What you need to do – Without the pictures, can you quote each line below exactly?

--------------------------------------------------

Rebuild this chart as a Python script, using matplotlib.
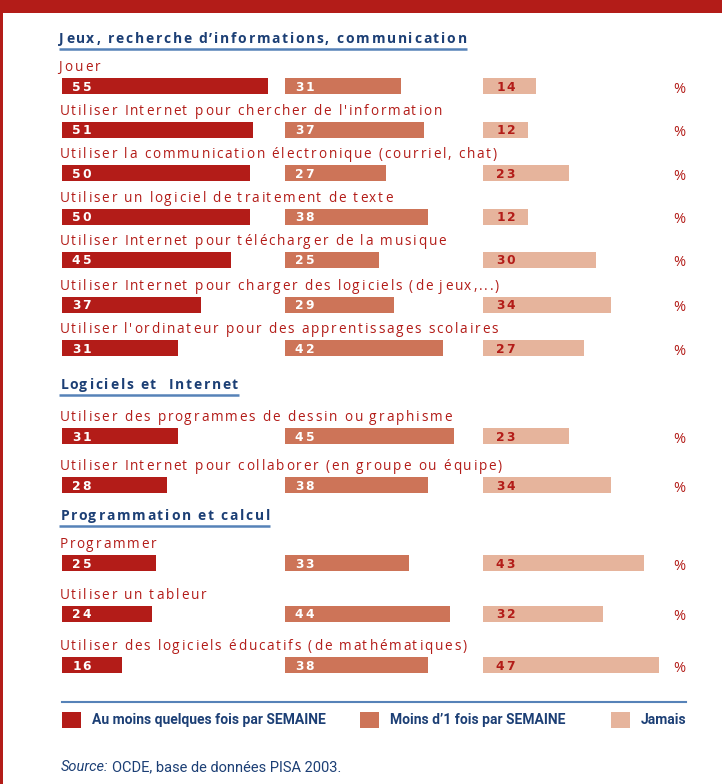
# -*- coding: utf-8 -*-
# Usage de l'ordinateur par les eleves - PISA 2003

import matplotlib
matplotlib.use("Agg")
import matplotlib.pyplot as plt
from matplotlib.font_manager import FontProperties, findfont, get_font

# Donnees
sections = ["Jeux, recherche d\u2019informations, communication",
            "Logiciels et  Internet",
            "Programmation et calcul"]
activites = ["Jouer",
             "Utiliser Internet pour chercher de l'information",
             "Utiliser la communication électronique (courriel, chat)",
             "Utiliser un logiciel de traitement de texte",
             "Utiliser Internet pour télécharger de la musique",
             "Utiliser Internet pour charger des logiciels (de jeux,...)",
             "Utiliser l'ordinateur pour des apprentissages scolaires",
             "Utiliser des programmes de dessin ou graphisme",
             "Utiliser Internet pour collaborer (en groupe ou équipe)",
             "Programmer",
             "Utiliser un tableur",
             "Utiliser des logiciels éducatifs (de mathématiques)"]
semaine = [55, 51, 50, 50, 45, 37, 31, 31, 28, 25, 24, 16]
moins = [31, 37, 27, 38, 25, 29, 42, 45, 38, 33, 44, 38]
jamais = [14, 12, 23, 12, 30, 34, 27, 23, 34, 43, 32, 47]
legende = ["Au moins quelques fois par SEMAINE", "Moins d\u20191 fois par SEMAINE", "Jamais"]

# Mise en page (pixels)
W, H = 722, 784
row_y = [86, 129.5, 173, 216.5, 260, 304.5, 348, 436, 485, 563, 614, 665]
header_y = [43, 389, 520]
col_x = [62, 285, 483]
px_par_pct = 3.75
bar_h = 16

rouge = "#b31c18"
couleurs = ["#b31c18", "#cd7458", "#e6b49c"]
marine = "#1c3f75"
bleu_ligne = "#5682b8"

fig = plt.figure(figsize=(W / 100, H / 100), dpi=100)

# barres : un axe par colonne, en pourcentage
series = [semaine, moins, jamais]
for k, (x0, vals) in enumerate(zip(col_x, series)):
    bx = fig.add_axes([x0 / W, 0, 60 * px_par_pct / W, 1])
    bx.set_xlim(0, 60)
    bx.set_ylim(H, 0)
    bx.axis("off")
    bx.barh(row_y, vals, height=bar_h, left=0, color=couleurs[k], lw=0)

# axe de texte par-dessus, en pixels
ax = fig.add_axes([0, 0, 1, 1])
ax.set_xlim(0, W)
ax.set_ylim(H, 0)
ax.axis("off")
ax.patch.set_alpha(0)
renderer = fig.canvas.get_renderer()

# bandeau et bord
ax.axhspan(0, 13, color=rouge, lw=0)
ax.axvspan(0, 3, color=rouge, lw=0)


def texte_espace(x, y, s, fp, track, color):
    # texte avec interlettrage, caractere par caractere
    font = get_font(findfont(fp))
    for ch in s:
        font.set_size(fp.get_size_in_points(), 100)
        g = font.load_char(ord(ch))
        adv = g.linearHoriAdvance / 65536
        lsb = g.horiBearingX / 64
        if ch != " ":
            ax.text(x + max(lsb, 0), y, ch, fontproperties=fp, color=color,
                    ha="left", va="baseline")
        x += adv + track
    return x - track


fp_titre = FontProperties(family="Open Sans", weight="bold", size=10)
fp_label = FontProperties(family="Open Sans", size=9.8)
fp_num = FontProperties(family="DejaVu Sans", weight="bold", size=8.8)
fp_pct = FontProperties(family="Open Sans", size=10.5)

# titres de section
for s, y in zip(sections, header_y):
    x_fin = texte_espace(59, y, s, fp_titre, 1.75, marine)
    ax.plot([59, x_fin + 1], [y + 6, y + 6], color=bleu_ligne, lw=1.8, solid_capstyle="butt")

# libelles
for lab, y in zip(activites, row_y):
    texte_espace(58.5, y - 15, lab, fp_label, 1.8, rouge)
    ax.text(679, y + 3, "%", fontproperties=fp_pct, color=rouge, ha="center", va="center")

# valeurs dans les barres
for k, (x0, vals) in enumerate(zip(col_x, series)):
    for v, y in zip(vals, row_y):
        x_txt = x0 + (12 if k == 2 else 9)
        texte_espace(x_txt, y + 4.5, str(v), fp_num, 2.0,
                     rouge if k == 2 else "white")

# legende
ax.plot([62, 686], [702, 702], color=bleu_ligne, lw=1.5)
fp_leg = FontProperties(family="Roboto", weight="bold", size=10)
leg_x = [62, 360, 611]
for k, (x, t) in enumerate(zip(leg_x, legende)):
    ax.add_patch(plt.Rectangle((x, 712), 19, 16, color=couleurs[k], lw=0))
    ax.text(x + 30, 720, t, fontproperties=fp_leg, color=marine, ha="left", va="center")

# source
fp_src_i = FontProperties(family="Roboto", style="italic", size=10.5)
fp_src = FontProperties(family="Roboto", size=10.5)
t_src = ax.text(61, 771, "Source:", fontproperties=fp_src_i, color=marine,
                ha="left", va="baseline")
fig.canvas.draw()
x_fin = ax.transData.inverted().transform(t_src.get_window_extent(renderer).p1)[0]
ax.text(x_fin + 4, 771, "OCDE, base de données PISA 2003.", fontproperties=fp_src,
        color=marine, ha="left", va="baseline")

fig.savefig("out.png", dpi=100)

--------------------------------------------------

Exercise result –
Rebuild this chart as a Python script, using matplotlib.
# -*- coding: utf-8 -*-
# Usage de l'ordinateur par les eleves - PISA 2003

import matplotlib
matplotlib.use("Agg")
import matplotlib.pyplot as plt
from matplotlib.font_manager import FontProperties, findfont, get_font

# Donnees
sections = ["Jeux, recherche d\u2019informations, communication",
            "Logiciels et  Internet",
            "Programmation et calcul"]
activites = ["Jouer",
             "Utiliser Internet pour chercher de l'information",
             "Utiliser la communication électronique (courriel, chat)",
             "Utiliser un logiciel de traitement de texte",
             "Utiliser Internet pour télécharger de la musique",
             "Utiliser Internet pour charger des logiciels (de jeux,...)",
             "Utiliser l'ordinateur pour des apprentissages scolaires",
             "Utiliser des programmes de dessin ou graphisme",
             "Utiliser Internet pour collaborer (en groupe ou équipe)",
             "Programmer",
             "Utiliser un tableur",
             "Utiliser des logiciels éducatifs (de mathématiques)"]
semaine = [55, 51, 50, 50, 45, 37, 31, 31, 28, 25, 24, 16]
moins = [31, 37, 27, 38, 25, 29, 42, 45, 38, 33, 44, 38]
jamais = [14, 12, 23, 12, 30, 34, 27, 23, 34, 43, 32, 47]
legende = ["Au moins quelques fois par SEMAINE", "Moins d\u20191 fois par SEMAINE", "Jamais"]

# Mise en page (pixels)
W, H = 722, 784
row_y = [86, 129.5, 173, 216.5, 260, 304.5, 348, 436, 485, 563, 614, 665]
header_y = [43, 389, 520]
col_x = [62, 285, 483]
px_par_pct = 3.75
bar_h = 16

rouge = "#b31c18"
couleurs = ["#b31c18", "#cd7458", "#e6b49c"]
marine = "#1c3f75"
bleu_ligne = "#5682b8"

fig = plt.figure(figsize=(W / 100, H / 100), dpi=100)

# barres : un axe par colonne, en pourcentage
series = [semaine, moins, jamais]
for k, (x0, vals) in enumerate(zip(col_x, series)):
    bx = fig.add_axes([x0 / W, 0, 60 * px_par_pct / W, 1])
    bx.set_xlim(0, 60)
    bx.set_ylim(H, 0)
    bx.axis("off")
    bx.barh(row_y, vals, height=bar_h, left=0, color=couleurs[k], lw=0)

# axe de texte par-dessus, en pixels
ax = fig.add_axes([0, 0, 1, 1])
ax.set_xlim(0, W)
ax.set_ylim(H, 0)
ax.axis("off")
ax.patch.set_alpha(0)
renderer = fig.canvas.get_renderer()

# bandeau et bord
ax.axhspan(0, 13, color=rouge, lw=0)
ax.axvspan(0, 3, color=rouge, lw=0)


def texte_espace(x, y, s, fp, track, color):
    # texte avec interlettrage, caractere par caractere
    font = get_font(findfont(fp))
    for ch in s:
        font.set_size(fp.get_size_in_points(), 100)
        g = font.load_char(ord(ch))
        adv = g.linearHoriAdvance / 65536
        lsb = g.horiBearingX / 64
        if ch != " ":
            ax.text(x + max(lsb, 0), y, ch, fontproperties=fp, color=color,
                    ha="left", va="baseline")
        x += adv + track
    return x - track


fp_titre = FontProperties(family="Open Sans", weight="bold", size=10)
fp_label = FontProperties(family="Open Sans", size=9.8)
fp_num = FontProperties(family="DejaVu Sans", weight="bold", size=8.8)
fp_pct = FontProperties(family="Open Sans", size=10.5)

# titres de section
for s, y in zip(sections, header_y):
    x_fin = texte_espace(59, y, s, fp_titre, 1.75, marine)
    ax.plot([59, x_fin + 1], [y + 6, y + 6], color=bleu_ligne, lw=1.8, solid_capstyle="butt")

# libelles
for lab, y in zip(activites, row_y):
    texte_espace(58.5, y - 15, lab, fp_label, 1.8, rouge)
    ax.text(679, y + 3, "%", fontproperties=fp_pct, color=rouge, ha="center", va="center")

# valeurs dans les barres
for k, (x0, vals) in enumerate(zip(col_x, series)):
    for v, y in zip(vals, row_y):
        x_txt = x0 + (12 if k == 2 else 9)
        texte_espace(x_txt, y + 4.5, str(v), fp_num, 2.0,
                     rouge if k == 2 else "white")

# legende
ax.plot([62, 686], [702, 702], color=bleu_ligne, lw=1.5)
fp_leg = FontProperties(family="Roboto", weight="bold", size=10)
leg_x = [62, 360, 611]
for k, (x, t) in enumerate(zip(leg_x, legende)):
    ax.add_patch(plt.Rectangle((x, 712), 19, 16, color=couleurs[k], lw=0))
    ax.text(x + 30, 720, t, fontproperties=fp_leg, color=marine, ha="left", va="center")

# source
fp_src_i = FontProperties(family="Roboto", style="italic", size=10.5)
fp_src = FontProperties(family="Roboto", size=10.5)
t_src = ax.text(61, 771, "Source:", fontproperties=fp_src_i, color=marine,
                ha="left", va="baseline")
fig.canvas.draw()
x_fin = ax.transData.inverted().transform(t_src.get_window_extent(renderer).p1)[0]
ax.text(x_fin + 4, 771, "OCDE, base de données PISA 2003.", fontproperties=fp_src,
        color=marine, ha="left", va="baseline")

fig.savefig("out.png", dpi=100)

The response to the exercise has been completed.